Work instructions:
Please, without the pictures, retype exactly the lines from the start of the material through the line that holds "plt.rcParams['axes.unicode_minus'] = False".

# # #

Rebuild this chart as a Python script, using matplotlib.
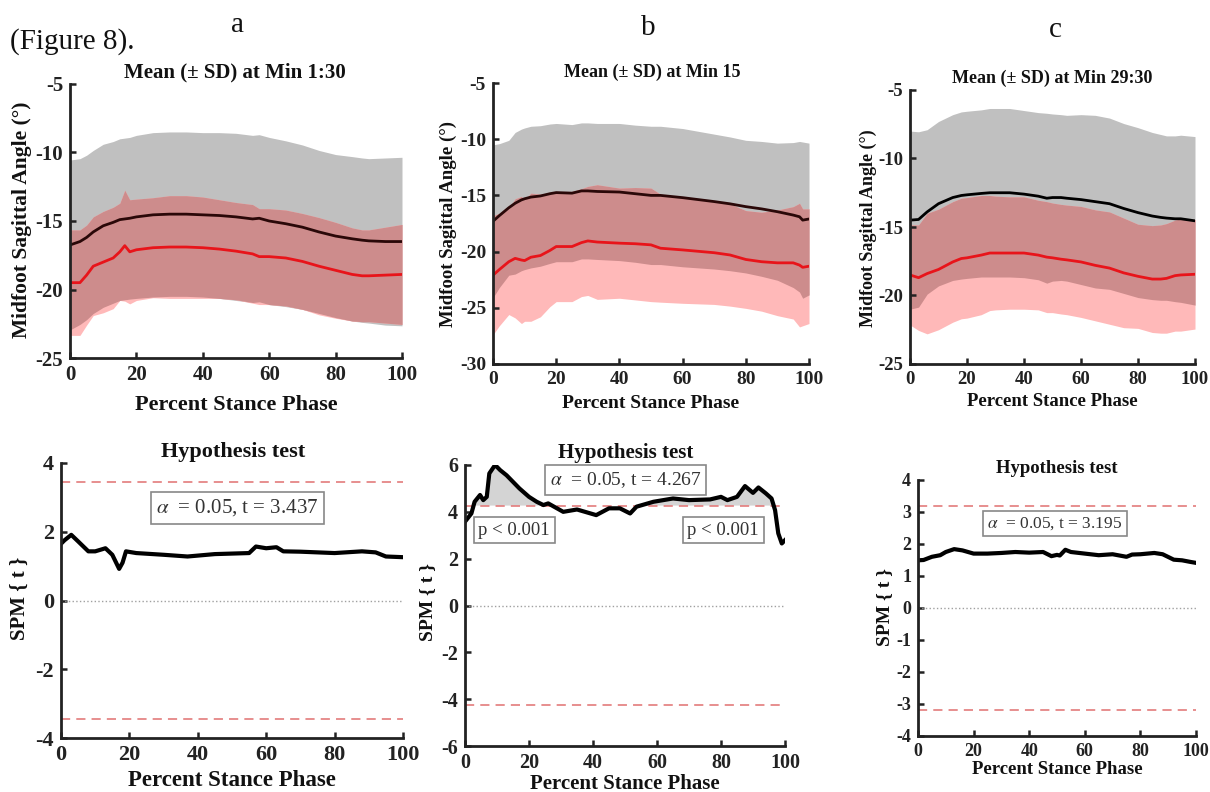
import numpy as np
import matplotlib
matplotlib.use("Agg")
import matplotlib.pyplot as plt

plt.rcParams['font.family'] = ['Liberation Serif', 'DejaVu Serif']
plt.rcParams['mathtext.fontset'] = 'stix'
plt.rcParams['axes.unicode_minus'] = False

# ---------------- data ----------------
# Panel a (Min 1:30)
a_x = [0, 3, 5, 7, 10, 13, 15, 16.5, 18, 20, 25, 30, 35, 40, 45, 50, 55, 57, 60, 65, 70, 75, 80, 85, 88, 90, 95, 100]
a_mean_black = [-16.75, -16.5, -16.2, -15.8, -15.35, -15.1, -14.9, -14.85, -14.8, -14.7, -14.55, -14.5, -14.5, -14.55,
                -14.6, -14.7, -14.85, -14.8, -15.0, -15.2, -15.45, -15.8, -16.1, -16.3, -16.4, -16.45, -16.5, -16.5]
a_sd_black = [6.2, 6.05, 6.0, 5.95, 5.95, 5.9, 5.9, 5.9, 5.9, 5.95, 6.0, 6.0, 6.0, 6.0,
              6.05, 6.1, 6.1, 6.1, 6.1, 6.05, 6.0, 5.95, 5.95, 6.0, 6.0, 6.0, 6.1, 6.15]
a_mean_red = [-19.5, -19.5, -18.95, -18.3, -18.0, -17.7, -17.25, -16.8, -17.25, -17.1, -16.95, -16.9, -16.9, -16.95,
              -17.05, -17.2, -17.4, -17.6, -17.6, -17.7, -17.95, -18.3, -18.6, -18.9, -19.0, -19.0, -18.95, -18.9]
a_sd_red = [3.85, 3.85, 3.65, 3.6, 3.7, 3.7, 3.55, 4.05, 3.8, 3.7, 3.65, 3.75, 3.75, 3.7,
            3.6, 3.55, 3.6, 3.5, 3.5, 3.5, 3.5, 3.55, 3.5, 3.4, 3.35, 3.35, 3.5, 3.65]

# Panel b (Min 15)
b_x = [0, 2, 5, 7, 9, 10, 12, 15, 18, 20, 25, 28, 30, 33, 40, 45, 50, 53, 60, 70, 75, 80, 85, 90, 95, 97, 98, 100]
b_mean_black = [-17.3, -16.8, -16.1, -15.7, -15.4, -15.3, -15.15, -15.05, -14.85, -14.75, -14.8, -14.6, -14.6, -14.65,
                -14.7, -14.85, -15.0, -15.0, -15.2, -15.55, -15.75, -16.0, -16.2, -16.45, -16.75, -16.9, -17.2, -17.1]
b_sd_black = [6.8, 6.4, 6.0, 6.3, 6.3, 6.3, 6.3, 6.25, 6.2, 6.15, 6.1, 6.05, 6.05, 6.05,
              6.1, 6.1, 6.15, 6.15, 6.15, 6.0, 5.95, 5.9, 6.0, 6.1, 6.45, 6.7, 6.95, 6.75]
b_mean_red = [-22.1, -21.6, -20.9, -20.6, -20.75, -20.8, -20.5, -20.35, -19.9, -19.55, -19.55, -19.2, -19.05, -19.15,
              -19.25, -19.3, -19.4, -19.7, -19.85, -20.1, -20.3, -20.7, -20.9, -21.0, -21.0, -21.2, -21.4, -21.3]
b_sd_red = [5.3, 5.0, 4.7, 5.3, 5.65, 5.4, 5.7, 5.45, 5.0, 4.9, 4.9, 4.8, 4.85, 5.1,
            4.9, 5.0, 5.05, 4.8, 4.75, 4.6, 4.55, 4.35, 4.4, 4.7, 5.0, 5.5, 5.2, 5.1]

# Panel c (Min 29:30)
c_x = [0, 3, 6, 10, 15, 18, 20, 25, 28, 30, 35, 40, 45, 48, 50, 53, 55, 60, 65, 70, 75, 80, 85, 88, 90, 93, 95, 100]
c_mean_black = [-14.5, -14.45, -13.9, -13.3, -12.85, -12.7, -12.65, -12.55, -12.5, -12.5, -12.5, -12.6, -12.75, -12.9,
                -12.85, -12.85, -12.9, -13.0, -13.15, -13.3, -13.65, -13.95, -14.2, -14.3, -14.35, -14.4, -14.4, -14.55]
c_sd_black = [6.5, 6.4, 6.0, 6.0, 6.05, 6.1, 6.1, 6.1, 6.15, 6.15, 6.15, 6.1, 6.1, 6.2,
              6.1, 6.05, 6.05, 6.2, 6.3, 6.25, 6.2, 6.2, 6.1, 6.05, 6.0, 6.05, 6.1, 6.15]
c_mean_red = [-18.5, -18.7, -18.4, -18.1, -17.55, -17.3, -17.25, -17.05, -16.9, -16.9, -16.9, -16.9, -17.05, -17.2,
              -17.25, -17.35, -17.4, -17.55, -17.8, -18.0, -18.35, -18.6, -18.8, -18.8, -18.75, -18.55, -18.5, -18.45]
c_sd_red = [3.65, 3.85, 4.4, 4.4, 4.4, 4.4, 4.4, 4.35, 4.2, 4.15, 4.1, 4.1, 4.0, 4.05,
            4.0, 4.0, 4.0, 4.05, 4.05, 4.1, 4.0, 3.8, 3.9, 3.95, 4.0, 4.05, 4.1, 4.0]

# SPM {t} traces
spm_a_x = [0, 1, 3, 5, 8, 10, 13, 15, 17, 18, 19, 22, 30, 37, 45, 55, 57, 60, 63, 65, 70, 80, 88, 92, 95, 100]
spm_a_t = [1.65, 1.75, 1.91, 1.72, 1.43, 1.43, 1.52, 1.33, 0.92, 1.1, 1.43, 1.38, 1.33, 1.28, 1.35, 1.38, 1.57, 1.52,
           1.55, 1.43, 1.42, 1.38, 1.43, 1.4, 1.28, 1.26]
spm_b_x = [0, 2, 3, 4.7, 5.7, 6.8, 7.6, 9.4, 11, 13, 15, 17, 20, 22.4, 24.5, 26, 30.7, 35, 41, 45, 48.4, 51.6, 53.6,
           58.9, 65, 70, 76.6, 80, 82, 85, 87.5, 90, 91.7, 94, 95.8, 96.9, 97.9, 99, 100]
spm_b_t = [3.58, 3.93, 4.43, 4.72, 4.5, 4.64, 5.64, 6.0, 5.78, 5.56, 5.28, 5.0, 4.64, 4.43, 4.29, 4.36, 4.0, 4.1, 3.86,
           4.15, 4.15, 3.93, 4.22, 4.43, 4.57, 4.5, 4.53, 4.64, 4.5, 4.64, 5.1, 4.81, 5.04, 4.79, 4.57, 4.07, 3.08,
           2.65, 2.79]
spm_c_x = [0, 2, 5, 8, 10, 13, 16, 20, 25, 30, 35, 40, 45, 48, 50, 51, 53, 55, 60, 65, 70, 75, 77, 80, 85, 88, 92, 95,
           98, 100]
spm_c_t = [1.49, 1.5, 1.6, 1.65, 1.75, 1.84, 1.8, 1.70, 1.70, 1.72, 1.75, 1.73, 1.75, 1.62, 1.66, 1.64, 1.82, 1.75,
           1.70, 1.65, 1.68, 1.60, 1.67, 1.68, 1.72, 1.68, 1.51, 1.49, 1.44, 1.41]

thresholds = [3.437, 4.267, 3.195]
panel_letters = ['a', 'b', 'c']
top_titles = ['Mean (± SD) at Min 1:30', 'Mean (± SD) at Min 15', 'Mean (± SD) at Min 29:30']

# ---------------- style ----------------
GRAY = '#c0c0c0'
PINK = '#ffb9b9'
OVER = '#cd8c8c'
RED = '#e8141a'
W, H = 1210, 792

fig = plt.figure(figsize=(W / 100, H / 100), dpi=100)


def fx(px):
    return px / W


def fy(py):
    return 1 - py / H


def add_axes(l, r, t, b):
    return fig.add_axes([fx(l), fy(b), (r - l) / W, (b - t) / H])


def style_axes(ax, fs):
    for s in ['top', 'right']:
        ax.spines[s].set_visible(False)
    for s in ['left', 'bottom']:
        ax.spines[s].set_linewidth(2.0)
        ax.spines[s].set_color('#222222')
    ax.tick_params(direction='in', length=4, width=1.8, labelsize=fs, colors='#222222', pad=5)
    for lab in ax.get_xticklabels() + ax.get_yticklabels():
        lab.set_fontweight('bold')


def top_panel(ax, x, m1, s1, m2, s2, black_col):
    x = np.asarray(x)
    m1, s1, m2, s2 = map(np.asarray, (m1, s1, m2, s2))
    u1, l1, u2, l2 = m1 + s1, m1 - s1, m2 + s2, m2 - s2
    ax.fill_between(x, l1, u1, color=GRAY, lw=0)
    ax.fill_between(x, l2, u2, color=PINK, lw=0)
    lo = np.maximum(l1, l2)
    hi = np.minimum(u1, u2)
    ax.fill_between(x, lo, hi, where=hi > lo, color=OVER, lw=0, interpolate=True)
    ax.plot(x, m1, color=black_col, lw=2)
    ax.plot(x, m2, color=RED, lw=2)
    ax.set_xlim(0, 100)
    ax.set_xticks([0, 20, 40, 60, 80, 100])


# top panels
ax1 = add_axes(70, 402, 84, 358)
top_panel(ax1, a_x, a_mean_black, a_sd_black, a_mean_red, a_sd_red, '#2a0808')
ax1.set_ylim(-25, -5)
ax1.set_yticks([-25, -20, -15, -10, -5])
style_axes(ax1, 15)

ax2 = add_axes(493, 809, 83, 364)
top_panel(ax2, b_x, b_mean_black, b_sd_black, b_mean_red, b_sd_red, '#2a0808')
ax2.set_ylim(-30, -5)
ax2.set_yticks([-30, -25, -20, -15, -10, -5])
style_axes(ax2, 14)

ax3 = add_axes(910, 1195, 90, 364)
top_panel(ax3, c_x, c_mean_black, c_sd_black, c_mean_red, c_sd_red, '#000000')
ax3.set_ylim(-25, -5)
ax3.set_yticks([-25, -20, -15, -10, -5])
style_axes(ax3, 13.5)


def spm_panel(ax, x, t, thr, ylim, yticks, fill=False):
    x = np.asarray(x)
    t = np.asarray(t)
    if fill:
        ax.fill_between(x, thr, t, where=t > thr, interpolate=True, color='#d4d4d4', lw=0)
    ax.axhline(thr, color='#e07070', lw=1.1, ls=(0, (6, 4)))
    ax.axhline(-thr, color='#e07070', lw=1.1, ls=(0, (6, 4)))
    ax.axhline(0, color='#a0a0a0', lw=1.0, ls=':')
    ax.plot(x, t, color='black', lw=3)
    ax.set_xlim(0, 100)
    ax.set_ylim(*ylim)
    ax.set_yticks(yticks)
    ax.set_xticks([0, 20, 40, 60, 80, 100])


box = dict(boxstyle='square,pad=0.25', facecolor='white', edgecolor='#888888', lw=1.2)

ax4 = add_axes(61, 403, 463, 738)
spm_panel(ax4, spm_a_x, spm_a_t, thresholds[0], (-4, 4), [-4, -2, 0, 2, 4])
style_axes(ax4, 16)
ax4.text(51.6, 2.69, r'$\alpha$  = 0.05, t = %.3f' % thresholds[0], ha='center', va='center',
         fontsize=15, color='#333333', bbox=box)

ax5 = add_axes(465, 785, 465, 746)
spm_panel(ax5, spm_b_x, spm_b_t, thresholds[1], (-6, 6), [-6, -4, -2, 0, 2, 4, 6], fill=True)
style_axes(ax5, 14.5)
ax5.text(50.2, 5.36, r'$\alpha$  = 0.05, t = %.3f' % thresholds[1], ha='center', va='center',
         fontsize=14, color='#333333', bbox=box)
ax5.text(15.4, 3.22, 'p < 0.001', ha='center', va='center', fontsize=13.5, color='#333333', bbox=box)
ax5.text(80.7, 3.22, 'p < 0.001', ha='center', va='center', fontsize=13.5, color='#333333', bbox=box)

ax6 = add_axes(918, 1196, 480, 736)
spm_panel(ax6, spm_c_x, spm_c_t, thresholds[2], (-4, 4), [-4, -3, -2, -1, 0, 1, 2, 3, 4])
style_axes(ax6, 13)
ax6.text(49.3, 2.64, r'$\alpha$  = 0.05, t = %.3f' % thresholds[2], ha='center', va='center',
         fontsize=12.5, color='#333333', bbox=box)

# ---------------- text ----------------
TXT = '#111111'
fig.text(fx(10), fy(49), '(Figure 8).', fontsize=21, ha='left', va='baseline', color=TXT)
for letter, px, py in zip(panel_letters, [237, 648, 1055], [32, 35, 37]):
    fig.text(fx(px), fy(py), letter, fontsize=21, ha='center', va='baseline', color=TXT)

for title, px, py, fs in zip(top_titles, [235, 652, 1052], [72, 72, 78], [15, 13, 13]):
    fig.text(fx(px), fy(py), title, fontsize=fs, fontweight='bold', ha='center', va='center', color=TXT)

for px, py, fs in zip([236, 651, 1052], [405, 403, 402], [16, 14, 13.5]):
    fig.text(fx(px), fy(py), 'Percent Stance Phase', fontsize=fs, fontweight='bold', ha='center', va='center',
             color=TXT)

for px, py, fs in zip([22, 448, 868], [220, 224, 228], [15.5, 13.5, 13]):
    fig.text(fx(px), fy(py), 'Midfoot Sagittal Angle (°)', fontsize=fs, fontweight='bold', ha='center',
             va='center', rotation=90, color=TXT)

for px, py, fs in zip([233, 626, 1057], [452, 453, 469], [16, 15, 13.5]):
    fig.text(fx(px), fy(py), 'Hypothesis test', fontsize=fs, fontweight='bold', ha='center', va='center', color=TXT)

for px, py, fs in zip([232, 625, 1057], [780, 784, 770], [16.5, 15, 13.5]):
    fig.text(fx(px), fy(py), 'Percent Stance Phase', fontsize=fs, fontweight='bold', ha='center', va='center',
             color=TXT)

for px, py, fs in zip([20, 428, 885], [598, 602, 607], [15, 14, 14]):
    fig.text(fx(px), fy(py), 'SPM { t }', fontsize=fs, fontweight='bold', ha='center', va='center', rotation=90,
             color=TXT)

fig.savefig('out.png', dpi=100, facecolor='white')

# # #

Task output:
Rebuild this chart as a Python script, using matplotlib.
import numpy as np
import matplotlib
matplotlib.use("Agg")
import matplotlib.pyplot as plt

plt.rcParams['font.family'] = ['Liberation Serif', 'DejaVu Serif']
plt.rcParams['mathtext.fontset'] = 'stix'
plt.rcParams['axes.unicode_minus'] = False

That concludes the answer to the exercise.